• _WHAT IS EXPECTED_: Open with the line that has "Rebuild this chart"; close with the line that has "ax.axis('off')". Retype those lines exactly, images excluded.

• _ITEMS_:
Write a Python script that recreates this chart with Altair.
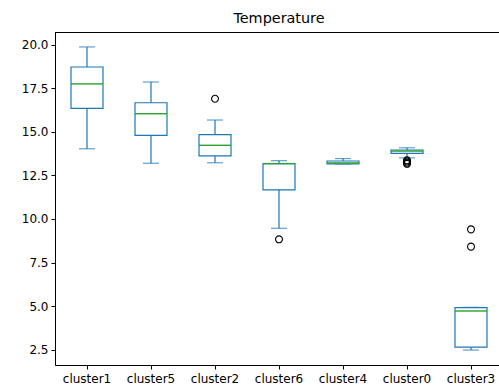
import altair as alt
import pandas as pd

# Box statistics per cluster, in display order
clusters = ["cluster1", "cluster5", "cluster2", "cluster6", "cluster4", "cluster0", "cluster3"]
whisker_low = [14.02, 13.19, 13.22, 9.46, 13.15, 13.50, 2.48]
q1 = [16.34, 14.79, 13.61, 11.67, 13.15, 13.76, 2.65]
median = [17.74, 16.03, 14.22, 13.17, 13.21, 13.89, 4.72]
q3 = [18.71, 16.66, 14.83, 13.17, 13.32, 13.95, 4.91]
whisker_high = [19.86, 17.85, 15.67, 13.34, 13.46, 14.08, 4.93]

# Points beyond the whiskers
outlier_cluster = ["cluster2", "cluster6", "cluster0", "cluster0", "cluster0", "cluster0", "cluster3", "cluster3"]
outlier_value = [16.89, 8.83, 13.36, 13.29, 13.22, 13.16, 9.40, 8.41]

y_ticks = [2.5, 5.0, 7.5, 10.0, 12.5, 15.0, 17.5, 20.0]

stats = pd.DataFrame({
    "cluster": clusters,
    "low": whisker_low,
    "q1": q1,
    "median": median,
    "q3": q3,
    "high": whisker_high,
})
outliers = pd.DataFrame({"cluster": outlier_cluster, "value": outlier_value})

BLUE = "#1f77b4"
GREEN = "#2ca02c"
LW = 1.2
PLOT_W = 444
FULL_W = 448

x_enc = alt.X(
    "cluster:N",
    sort=clusters,
    scale=alt.Scale(domain=clusters, range=[0, FULL_W], paddingInner=0, paddingOuter=0),
    axis=alt.Axis(title=None, labelAngle=0, tickSize=4, labelPadding=4,
                  domainColor="black", tickColor="black", labelColor="black",
                  labelFontSize=12, labelFont="DejaVu Sans"),
)
y_scale = alt.Scale(domain=[1.623, 20.717], nice=False, zero=False)
y_axis = alt.Axis(title=None, values=y_ticks, format=".1f", tickSize=4, labelPadding=3,
                  grid=False, domainColor="black", tickColor="black", labelColor="black",
                  labelFontSize=12, labelFont="DejaVu Sans")

base = alt.Chart(stats)

whiskers = base.mark_rule(color=BLUE, strokeWidth=LW).encode(
    x=x_enc,
    y=alt.Y("low:Q", scale=y_scale, axis=y_axis),
    y2="high:Q",
)
caps_low = base.mark_tick(color=BLUE, size=16, thickness=LW, orient="horizontal").encode(
    x=x_enc, y=alt.Y("low:Q", scale=y_scale)
)
caps_high = base.mark_tick(color=BLUE, size=16, thickness=LW, orient="horizontal").encode(
    x=x_enc, y=alt.Y("high:Q", scale=y_scale)
)
boxes = base.mark_bar(size=32, fill="white", stroke=BLUE, strokeWidth=LW).encode(
    x=x_enc, y=alt.Y("q1:Q", scale=y_scale), y2="q3:Q"
)
medians = base.mark_tick(color=GREEN, size=32, thickness=1.4, orient="horizontal", opacity=1).encode(
    x=x_enc, y=alt.Y("median:Q", scale=y_scale)
)
fliers = alt.Chart(outliers).mark_point(
    shape="circle", filled=False, color="black", size=48, strokeWidth=1.1, opacity=1
).encode(x=x_enc, y=alt.Y("value:Q", scale=y_scale))

top_spine = base.mark_rule(color="black", strokeWidth=1).encode(
    x=alt.value(0), x2=alt.value(FULL_W), y=alt.value(0.5)
)

chart = alt.layer(whiskers, caps_low, caps_high, boxes, medians, fliers, top_spine).properties(
    width=PLOT_W,
    height=333,
    title=alt.TitleParams("Temperature", fontSize=14.4, font="DejaVu Sans", fontWeight="normal",
                          color="black", offset=6, anchor="middle", dx=2),
    autosize=alt.AutoSizeParams(type="none"),
    padding={"left": 55, "top": 32, "right": 0, "bottom": 22},
).configure_view(stroke=None).configure(background="white")

chart.save("out.html", embed_options={"renderer": "svg", "actions": False})
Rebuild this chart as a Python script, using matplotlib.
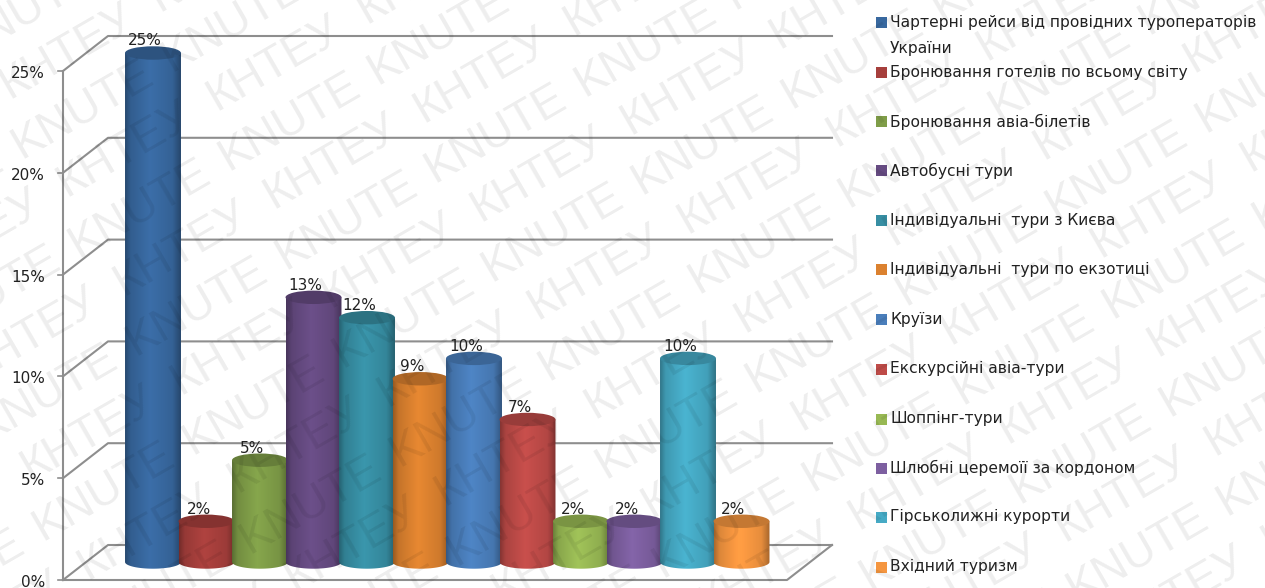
import numpy as np
import matplotlib
matplotlib.use("Agg")
import matplotlib.pyplot as plt
from matplotlib.patches import Ellipse, PathPatch, Rectangle
from matplotlib.path import Path

plt.rcParams['font.family'] = ['DejaVu Sans']

# Chart data
categories = [
    "Чартерні рейси від провідних туроператорів\nУкраїни",
    "Бронювання готелів по всьому світу",
    "Бронювання авіа-білетів",
    "Автобусні тури",
    "Індивідуальні  тури з Києва",
    "Індивідуальні  тури по екзотиці",
    "Круїзи",
    "Екскурсійні авіа-тури",
    "Шоппінг-тури",
    "Шлюбні церемоїї за кордоном",
    "Гірськолижні курорти",
    "Вхідний туризм",
]
values = [25, 2, 5, 13, 12, 9, 10, 7, 2, 2, 10, 2]
yticks = [0, 5, 10, 15, 20, 25]
colors = ['#38689F', '#A63F3C', '#7F9D48', '#664B82', '#378EA3', '#DB812F',
          '#4A7EBB', '#BE4B48', '#98B954', '#7D5FA0', '#46AAC5', '#F59640']

# Scale of the single full-figure axes: one category = 53.5 px, 1% = 20.36 px
PX_X = 53.5
PX_Y = 20.36
W, H = 1265, 588
fig = plt.figure(figsize=(W / 100, H / 100), dpi=100)
ax = fig.add_axes([0, 0, 1, 1])
ax.axis('off')

# Front-left corner of the box and depth of the 3D floor
x0 = (63 - 153) / PX_X
x1 = (787 - 153) / PX_X
dx = 45 / PX_X
dy = 35 / PX_Y
grid = '#8E8E8E'
text_c = '#222222'

# Walls and gridlines
for t in yticks:
    ax.plot([x0, x0 + dx, x1 + dx], [t, t + dy, t + dy], color=grid, lw=1.5, zorder=1)
    ax.plot([x0 - 5 / PX_X, x0], [t, t], color=grid, lw=1.2, zorder=1)
    ax.text((45 - 153) / PX_X, t - 2.5 / PX_Y, f"{t}%", ha='right', va='center', fontsize=11,
            color=text_c, zorder=1)
ax.plot([x0, x0], [0, max(yticks)], color=grid, lw=1.5, zorder=1)
ax.plot([x0, x1, x1 + dx], [0, 0, dy], color=grid, lw=1.5, zorder=1)

# Cylinders, later ones overlap earlier ones
half_w = 0.523
half_h = 6.7 / PX_Y
base = 18 / PX_Y
t_arc = np.linspace(np.pi, 2 * np.pi, 40)
shade = np.interp(np.linspace(0, 1, 120), [0, 0.1, 0.45, 0.85, 1], [0.7, 0.9, 1.06, 0.94, 0.68])

for i, (v, c) in enumerate(zip(values, colors)):
    rgb = np.array(matplotlib.colors.to_rgb(c))
    top = base + v
    bx = i + half_w * np.cos(t_arc)
    by = base + half_h * np.sin(t_arc)
    xs = np.r_[bx, i + half_w, i - half_w]
    ys = np.r_[by, top, top]
    body = PathPatch(Path(np.c_[xs, ys]), fc='none', ec='none', zorder=2 + i)
    ax.add_patch(body)
    img = np.clip(rgb[None, None, :] * shade[None, :, None], 0, 1)
    im = ax.imshow(img, extent=[i - half_w, i + half_w, base - half_h, top], aspect='auto',
                   zorder=2 + i, interpolation='bilinear')
    im.set_clip_path(body)
    ax.add_patch(Ellipse((i, top), 2 * half_w, 2 * half_h, fc=rgb * 0.8, ec='none', zorder=2 + i))
    ax.text(i - 8 / PX_X, top + 12 / PX_Y, f"{v}%", ha='center', va='center', fontsize=11,
            color=text_c, zorder=20)

ax.set_xlim(-153 / PX_X, (W - 153) / PX_X)
ax.set_ylim(-(H - 580) / PX_Y, 580 / PX_Y)

# Legend drawn by hand because of its uneven spacing
legend_y = [23, 73, 122, 171, 221, 270, 320, 369, 419, 468, 517, 567]
for label, c, py in zip(categories, colors, legend_y):
    yv = (580 - py) / PX_Y
    ax.add_patch(Rectangle(((876 - 153) / PX_X, yv - 5.5 / PX_Y), 11 / PX_X, 11 / PX_Y,
                           fc=c, ec='none', zorder=21))
    ax.text((890 - 153) / PX_X, yv + 8 / PX_Y, label, ha='left', va='top', fontsize=11.15,
            color=text_c, linespacing=1.95, zorder=21)

# Repeating diagonal stamp: rows of one word each, alternating down the figure
angle = np.radians(30)
u = np.array([np.cos(angle), -np.sin(angle)])
n = np.array([np.sin(angle), np.cos(angle)])
origin = np.array([423.0, 123.0])
stamp_rows = [("КНТЕУ", 0.0, 0.0), ("KNUTE", -20.0, 58.0)]
for r in range(-8, 9):
    for word, shift, offset in stamp_rows:
        for col in range(-10, 11):
            p = origin + (col * 173 + shift) * u + (r * 114 + offset) * n
            if -190 < p[0] < W + 30 and -30 < p[1] < H + 110:
                ax.text((p[0] - 153) / PX_X, (580 - p[1]) / PX_Y, word, rotation=30,
                        rotation_mode='anchor', ha='left', va='baseline', fontsize=33,
                        color='black', alpha=0.07, zorder=30, clip_on=True,
                        family='Liberation Sans')

fig.savefig('out.png', dpi=100)
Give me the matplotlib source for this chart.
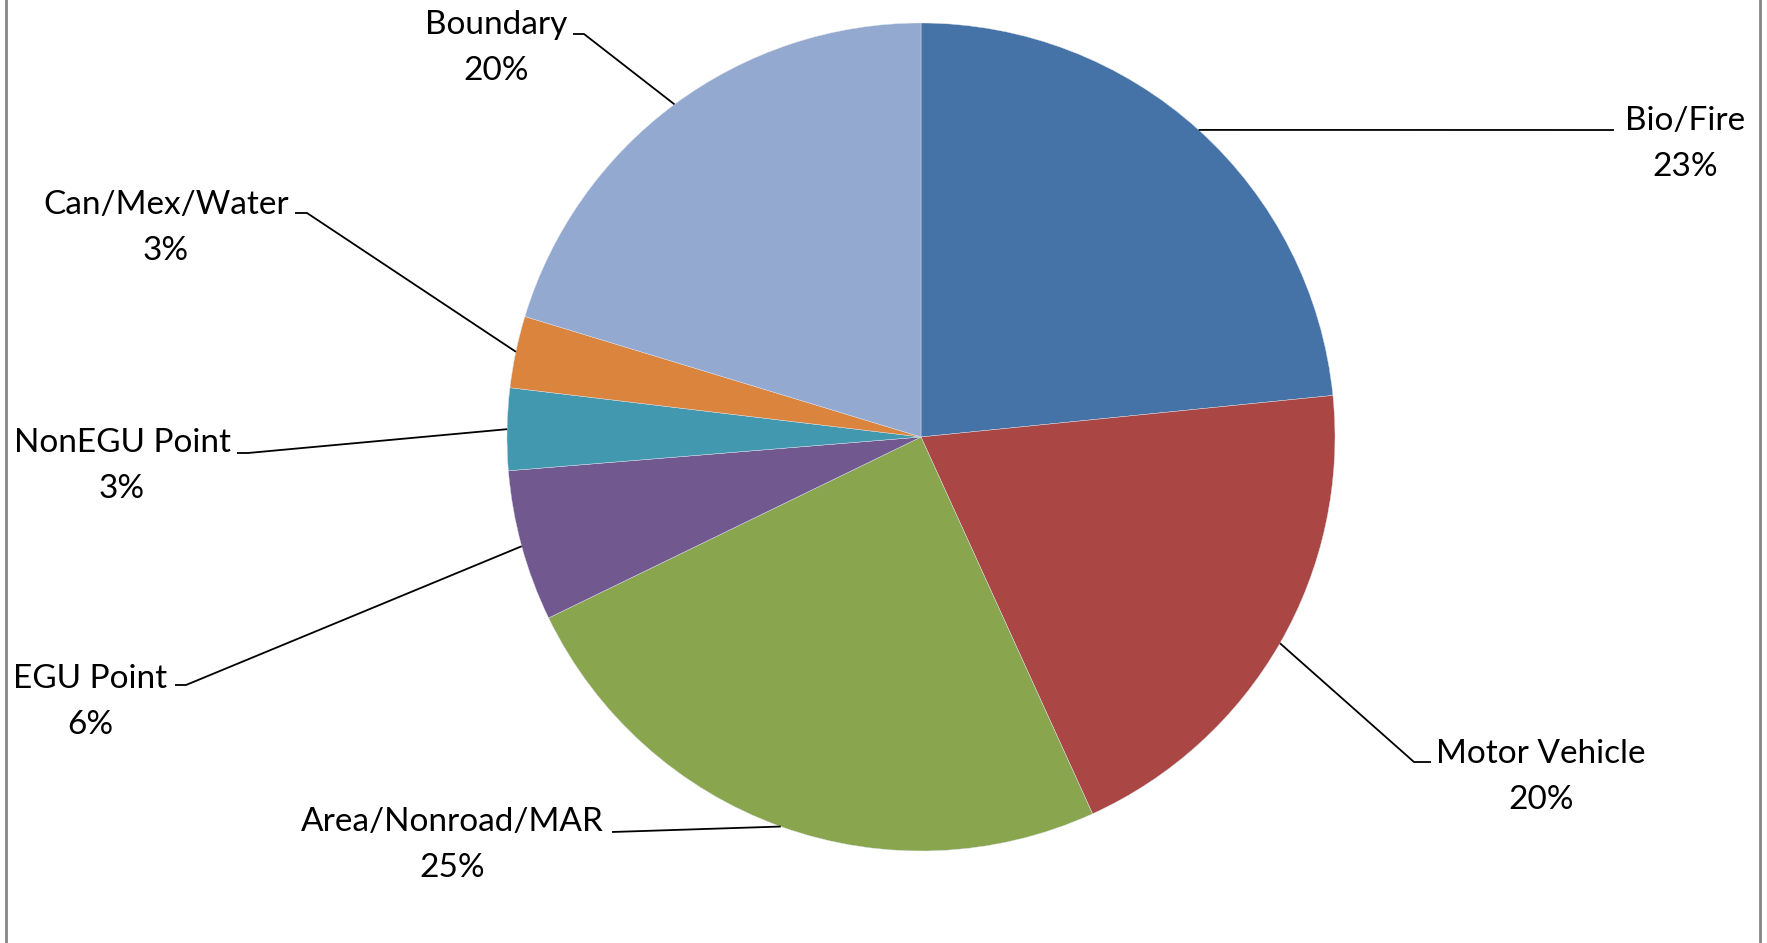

• _RESULT_:
Rebuild this chart as a Python script, using matplotlib.
import numpy as np
import matplotlib
matplotlib.use("Agg")
import matplotlib.pyplot as plt
from matplotlib.patches import Ellipse, PathPatch, Rectangle
from matplotlib.path import Path

plt.rcParams['font.family'] = ['DejaVu Sans']

# Chart data
categories = [
    "Чартерні рейси від провідних туроператорів\nУкраїни",
    "Бронювання готелів по всьому світу",
    "Бронювання авіа-білетів",
    "Автобусні тури",
    "Індивідуальні  тури з Києва",
    "Індивідуальні  тури по екзотиці",
    "Круїзи",
    "Екскурсійні авіа-тури",
    "Шоппінг-тури",
    "Шлюбні церемоїї за кордоном",
    "Гірськолижні курорти",
    "Вхідний туризм",
]
values = [25, 2, 5, 13, 12, 9, 10, 7, 2, 2, 10, 2]
yticks = [0, 5, 10, 15, 20, 25]
colors = ['#38689F', '#A63F3C', '#7F9D48', '#664B82', '#378EA3', '#DB812F',
          '#4A7EBB', '#BE4B48', '#98B954', '#7D5FA0', '#46AAC5', '#F59640']

# Scale of the single full-figure axes: one category = 53.5 px, 1% = 20.36 px
PX_X = 53.5
PX_Y = 20.36
W, H = 1265, 588
fig = plt.figure(figsize=(W / 100, H / 100), dpi=100)
ax = fig.add_axes([0, 0, 1, 1])
ax.axis('off')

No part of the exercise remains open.